▶ Exercise details
From the listing that follows, extract every line and set it down unaltered.

▶ Records contained in a dataset
Begin

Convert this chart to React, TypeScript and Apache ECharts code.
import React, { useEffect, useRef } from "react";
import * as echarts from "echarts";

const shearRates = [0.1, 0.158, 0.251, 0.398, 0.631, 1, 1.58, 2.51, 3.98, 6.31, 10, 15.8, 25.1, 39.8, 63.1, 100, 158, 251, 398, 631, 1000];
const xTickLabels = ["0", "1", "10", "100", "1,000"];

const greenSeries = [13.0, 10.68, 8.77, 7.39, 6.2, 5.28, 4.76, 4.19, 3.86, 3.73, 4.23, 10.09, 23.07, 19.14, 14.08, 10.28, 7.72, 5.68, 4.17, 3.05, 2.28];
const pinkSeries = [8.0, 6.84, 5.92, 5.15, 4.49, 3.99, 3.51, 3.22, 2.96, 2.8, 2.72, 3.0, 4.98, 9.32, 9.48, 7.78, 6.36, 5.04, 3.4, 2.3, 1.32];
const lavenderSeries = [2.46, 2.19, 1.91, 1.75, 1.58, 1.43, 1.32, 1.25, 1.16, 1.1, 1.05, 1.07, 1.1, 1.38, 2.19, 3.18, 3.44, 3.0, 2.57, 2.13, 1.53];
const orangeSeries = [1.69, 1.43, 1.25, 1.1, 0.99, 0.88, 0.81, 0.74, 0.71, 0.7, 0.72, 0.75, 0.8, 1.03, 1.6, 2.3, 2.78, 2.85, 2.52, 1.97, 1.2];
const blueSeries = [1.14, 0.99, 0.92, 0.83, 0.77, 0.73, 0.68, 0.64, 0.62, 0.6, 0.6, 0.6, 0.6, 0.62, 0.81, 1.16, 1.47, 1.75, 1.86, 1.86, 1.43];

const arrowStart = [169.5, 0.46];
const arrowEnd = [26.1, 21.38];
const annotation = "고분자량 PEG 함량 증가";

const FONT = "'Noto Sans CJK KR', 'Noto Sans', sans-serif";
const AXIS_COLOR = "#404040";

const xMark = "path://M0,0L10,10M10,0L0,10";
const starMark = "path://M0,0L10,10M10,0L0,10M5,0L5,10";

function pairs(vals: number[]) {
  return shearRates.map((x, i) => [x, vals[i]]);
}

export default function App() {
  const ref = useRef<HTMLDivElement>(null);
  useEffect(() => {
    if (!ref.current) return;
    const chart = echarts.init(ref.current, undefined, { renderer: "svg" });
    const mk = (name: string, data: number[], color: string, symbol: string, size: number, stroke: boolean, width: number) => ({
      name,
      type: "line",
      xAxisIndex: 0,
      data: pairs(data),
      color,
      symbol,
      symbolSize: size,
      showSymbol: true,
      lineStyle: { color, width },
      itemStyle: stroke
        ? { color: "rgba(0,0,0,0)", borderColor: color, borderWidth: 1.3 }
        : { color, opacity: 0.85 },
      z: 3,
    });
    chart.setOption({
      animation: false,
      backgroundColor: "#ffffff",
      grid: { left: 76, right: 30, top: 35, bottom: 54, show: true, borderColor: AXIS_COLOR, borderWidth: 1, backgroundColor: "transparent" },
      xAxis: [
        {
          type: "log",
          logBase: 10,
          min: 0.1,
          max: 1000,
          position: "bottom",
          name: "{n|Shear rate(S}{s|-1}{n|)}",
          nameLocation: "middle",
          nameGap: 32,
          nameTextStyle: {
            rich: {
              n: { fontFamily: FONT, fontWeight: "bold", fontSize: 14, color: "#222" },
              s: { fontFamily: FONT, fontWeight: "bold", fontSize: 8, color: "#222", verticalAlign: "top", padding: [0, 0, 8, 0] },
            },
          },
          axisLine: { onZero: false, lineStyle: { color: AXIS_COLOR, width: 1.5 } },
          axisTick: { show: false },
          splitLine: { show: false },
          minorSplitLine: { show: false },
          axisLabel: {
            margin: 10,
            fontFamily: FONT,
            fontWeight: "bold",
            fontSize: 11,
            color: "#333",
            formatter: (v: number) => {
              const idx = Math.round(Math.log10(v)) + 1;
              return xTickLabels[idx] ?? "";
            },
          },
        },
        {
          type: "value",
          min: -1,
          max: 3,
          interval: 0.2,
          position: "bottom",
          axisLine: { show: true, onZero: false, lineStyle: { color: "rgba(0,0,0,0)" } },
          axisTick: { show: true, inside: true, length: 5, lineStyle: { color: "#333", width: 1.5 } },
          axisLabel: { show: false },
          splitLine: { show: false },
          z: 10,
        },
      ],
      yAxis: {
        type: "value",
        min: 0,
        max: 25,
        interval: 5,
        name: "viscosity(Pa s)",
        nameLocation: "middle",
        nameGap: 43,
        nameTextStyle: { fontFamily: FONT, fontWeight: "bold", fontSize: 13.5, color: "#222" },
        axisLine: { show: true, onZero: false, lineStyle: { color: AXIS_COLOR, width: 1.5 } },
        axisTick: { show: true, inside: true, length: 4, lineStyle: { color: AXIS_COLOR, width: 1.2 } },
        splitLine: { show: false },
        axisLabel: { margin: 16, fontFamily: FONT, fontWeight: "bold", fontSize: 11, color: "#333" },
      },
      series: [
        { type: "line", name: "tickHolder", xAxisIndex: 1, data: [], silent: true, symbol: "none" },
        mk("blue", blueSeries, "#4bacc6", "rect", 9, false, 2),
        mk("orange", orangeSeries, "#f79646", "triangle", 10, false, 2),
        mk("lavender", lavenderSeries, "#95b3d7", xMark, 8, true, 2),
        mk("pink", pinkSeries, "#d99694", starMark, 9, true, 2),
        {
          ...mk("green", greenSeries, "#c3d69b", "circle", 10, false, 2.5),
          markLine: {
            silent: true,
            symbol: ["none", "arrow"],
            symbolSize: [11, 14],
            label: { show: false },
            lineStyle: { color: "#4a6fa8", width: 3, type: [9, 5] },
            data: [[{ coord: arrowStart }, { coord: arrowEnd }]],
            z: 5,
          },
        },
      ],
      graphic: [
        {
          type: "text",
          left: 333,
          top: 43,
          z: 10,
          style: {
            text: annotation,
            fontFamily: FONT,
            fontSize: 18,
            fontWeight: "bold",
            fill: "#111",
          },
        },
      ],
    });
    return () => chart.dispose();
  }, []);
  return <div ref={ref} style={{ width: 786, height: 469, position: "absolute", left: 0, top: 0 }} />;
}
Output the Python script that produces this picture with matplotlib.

End

▶ Result of this exercise
Convert this chart to React, TypeScript and Apache ECharts code.
import React, { useEffect, useRef } from "react";
import * as echarts from "echarts";

const shearRates = [0.1, 0.158, 0.251, 0.398, 0.631, 1, 1.58, 2.51, 3.98, 6.31, 10, 15.8, 25.1, 39.8, 63.1, 100, 158, 251, 398, 631, 1000];
const xTickLabels = ["0", "1", "10", "100", "1,000"];

const greenSeries = [13.0, 10.68, 8.77, 7.39, 6.2, 5.28, 4.76, 4.19, 3.86, 3.73, 4.23, 10.09, 23.07, 19.14, 14.08, 10.28, 7.72, 5.68, 4.17, 3.05, 2.28];
const pinkSeries = [8.0, 6.84, 5.92, 5.15, 4.49, 3.99, 3.51, 3.22, 2.96, 2.8, 2.72, 3.0, 4.98, 9.32, 9.48, 7.78, 6.36, 5.04, 3.4, 2.3, 1.32];
const lavenderSeries = [2.46, 2.19, 1.91, 1.75, 1.58, 1.43, 1.32, 1.25, 1.16, 1.1, 1.05, 1.07, 1.1, 1.38, 2.19, 3.18, 3.44, 3.0, 2.57, 2.13, 1.53];
const orangeSeries = [1.69, 1.43, 1.25, 1.1, 0.99, 0.88, 0.81, 0.74, 0.71, 0.7, 0.72, 0.75, 0.8, 1.03, 1.6, 2.3, 2.78, 2.85, 2.52, 1.97, 1.2];
const blueSeries = [1.14, 0.99, 0.92, 0.83, 0.77, 0.73, 0.68, 0.64, 0.62, 0.6, 0.6, 0.6, 0.6, 0.62, 0.81, 1.16, 1.47, 1.75, 1.86, 1.86, 1.43];

const arrowStart = [169.5, 0.46];
const arrowEnd = [26.1, 21.38];
const annotation = "고분자량 PEG 함량 증가";

const FONT = "'Noto Sans CJK KR', 'Noto Sans', sans-serif";
const AXIS_COLOR = "#404040";

const xMark = "path://M0,0L10,10M10,0L0,10";
const starMark = "path://M0,0L10,10M10,0L0,10M5,0L5,10";

function pairs(vals: number[]) {
  return shearRates.map((x, i) => [x, vals[i]]);
}

export default function App() {
  const ref = useRef<HTMLDivElement>(null);
  useEffect(() => {
    if (!ref.current) return;
    const chart = echarts.init(ref.current, undefined, { renderer: "svg" });
    const mk = (name: string, data: number[], color: string, symbol: string, size: number, stroke: boolean, width: number) => ({
      name,
      type: "line",
      xAxisIndex: 0,
      data: pairs(data),
      color,
      symbol,
      symbolSize: size,
      showSymbol: true,
      lineStyle: { color, width },
      itemStyle: stroke
        ? { color: "rgba(0,0,0,0)", borderColor: color, borderWidth: 1.3 }
        : { color, opacity: 0.85 },
      z: 3,
    });
    chart.setOption({
      animation: false,
      backgroundColor: "#ffffff",
      grid: { left: 76, right: 30, top: 35, bottom: 54, show: true, borderColor: AXIS_COLOR, borderWidth: 1, backgroundColor: "transparent" },
      xAxis: [
        {
          type: "log",
          logBase: 10,
          min: 0.1,
          max: 1000,
          position: "bottom",
          name: "{n|Shear rate(S}{s|-1}{n|)}",
          nameLocation: "middle",
          nameGap: 32,
          nameTextStyle: {
            rich: {
              n: { fontFamily: FONT, fontWeight: "bold", fontSize: 14, color: "#222" },
              s: { fontFamily: FONT, fontWeight: "bold", fontSize: 8, color: "#222", verticalAlign: "top", padding: [0, 0, 8, 0] },
            },
          },
          axisLine: { onZero: false, lineStyle: { color: AXIS_COLOR, width: 1.5 } },
          axisTick: { show: false },
          splitLine: { show: false },
          minorSplitLine: { show: false },
          axisLabel: {
            margin: 10,
            fontFamily: FONT,
            fontWeight: "bold",
            fontSize: 11,
            color: "#333",
            formatter: (v: number) => {
              const idx = Math.round(Math.log10(v)) + 1;
              return xTickLabels[idx] ?? "";
            },
          },
        },
        {
          type: "value",
          min: -1,
          max: 3,
          interval: 0.2,
          position: "bottom",
          axisLine: { show: true, onZero: false, lineStyle: { color: "rgba(0,0,0,0)" } },
          axisTick: { show: true, inside: true, length: 5, lineStyle: { color: "#333", width: 1.5 } },
          axisLabel: { show: false },
          splitLine: { show: false },
          z: 10,
        },
      ],
      yAxis: {
        type: "value",
        min: 0,
        max: 25,
        interval: 5,
        name: "viscosity(Pa s)",
        nameLocation: "middle",
        nameGap: 43,
        nameTextStyle: { fontFamily: FONT, fontWeight: "bold", fontSize: 13.5, color: "#222" },
        axisLine: { show: true, onZero: false, lineStyle: { color: AXIS_COLOR, width: 1.5 } },
        axisTick: { show: true, inside: true, length: 4, lineStyle: { color: AXIS_COLOR, width: 1.2 } },
        splitLine: { show: false },
        axisLabel: { margin: 16, fontFamily: FONT, fontWeight: "bold", fontSize: 11, color: "#333" },
      },
      series: [
        { type: "line", name: "tickHolder", xAxisIndex: 1, data: [], silent: true, symbol: "none" },
        mk("blue", blueSeries, "#4bacc6", "rect", 9, false, 2),
        mk("orange", orangeSeries, "#f79646", "triangle", 10, false, 2),
        mk("lavender", lavenderSeries, "#95b3d7", xMark, 8, true, 2),
        mk("pink", pinkSeries, "#d99694", starMark, 9, true, 2),
        {
          ...mk("green", greenSeries, "#c3d69b", "circle", 10, false, 2.5),
          markLine: {
            silent: true,
            symbol: ["none", "arrow"],
            symbolSize: [11, 14],
            label: { show: false },
            lineStyle: { color: "#4a6fa8", width: 3, type: [9, 5] },
            data: [[{ coord: arrowStart }, { coord: arrowEnd }]],
            z: 5,
          },
        },
      ],
      graphic: [
        {
          type: "text",
          left: 333,
          top: 43,
          z: 10,
          style: {
            text: annotation,
            fontFamily: FONT,
            fontSize: 18,
            fontWeight: "bold",
            fill: "#111",
          },
        },
      ],
    });
    return () => chart.dispose();
  }, []);
  return <div ref={ref} style={{ width: 786, height: 469, position: "absolute", left: 0, top: 0 }} />;
}
Output the Python script that produces this picture with matplotlib.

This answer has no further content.